While Senate Democrats are not an entirely cohesive bloc, Republicans have proven to be a far more factionally disorganized group. On major pieces of compromise legislation -- whether it was budgets, the debt ceiling bill, or a tax cut compromise-- Reid pulled more of his caucus along for the ride than any other leader in Congress.

But if it comes to a Romney presidency, Reid’s task won’t be to convince his caucus to promote the president’s agenda-- instead, he will need them to keep a last line of defense against the programs Romney wants to repeal.

Democratic insiders were fairly certain that Reid, even if offered enticing trade-offs, would not be open to dealmaking that might pare back the healthcare or financial reform bills. And they were equally adamant that Reid would not agree to back off his insistence that tax increases be part of a package to avoid the fiscal cliff, at any price.

More likely, both Republicans and Democrats surmised, Reid’s horse-trading instincts would surface in policy areas that were under-addressed in the last Congress, such as a comprehensive energy bill, or on education.

“I personally worked with Harry Reid when I was in the White House on two big issues: Land and water disputes that had been in the courts for years,” Rogich recalled of his time in the Bush administration, surmising that Reid might do better with a Republican administration when it came to making compelling deals.

Democrats did not agree.

“Reid’s comfortable in his own skin. He knows exactly who he is and where he wants to go,” Manley said. “That’s probably where a little bit of this tension comes from: He looks at Romney and he sees a guy who lacks any core convictions...that’s just not the way Reid operates, and he’s not a big fan of those who operate that way.”

Simply by virtue of their partisan differences, a Reid-Romney relationship wouldn’t be as productive the relationship between Reid and Obama. Democrats describe that relationship as rooted in a filial admiration.

“Reid has a personal affinity for this president that I have not seen him have for many people,” Vassiliadis said. “I’ve never seen him have that kind of affection for another politician. It’s almost paternalistic.”

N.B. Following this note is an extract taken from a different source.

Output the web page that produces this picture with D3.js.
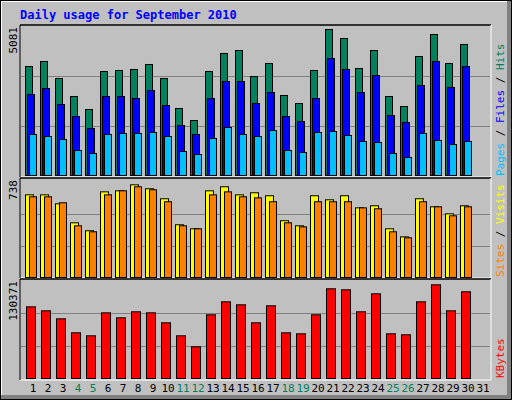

If Reid were forced to switch gears, he would mourn the loss of that partnership, Vassiliadis added. “But he doesn’t mourn long,” he said.

Republicans, meanwhile, disparage the idea that a lovefest between the Senate’s leader and the president is a necessary element of effective governing.

“They’re clearly not best pals. And they clearly have a pretty different view of how government should operate,” Erwin said. “But that doesn’t mean they both don’t care about the future of America.”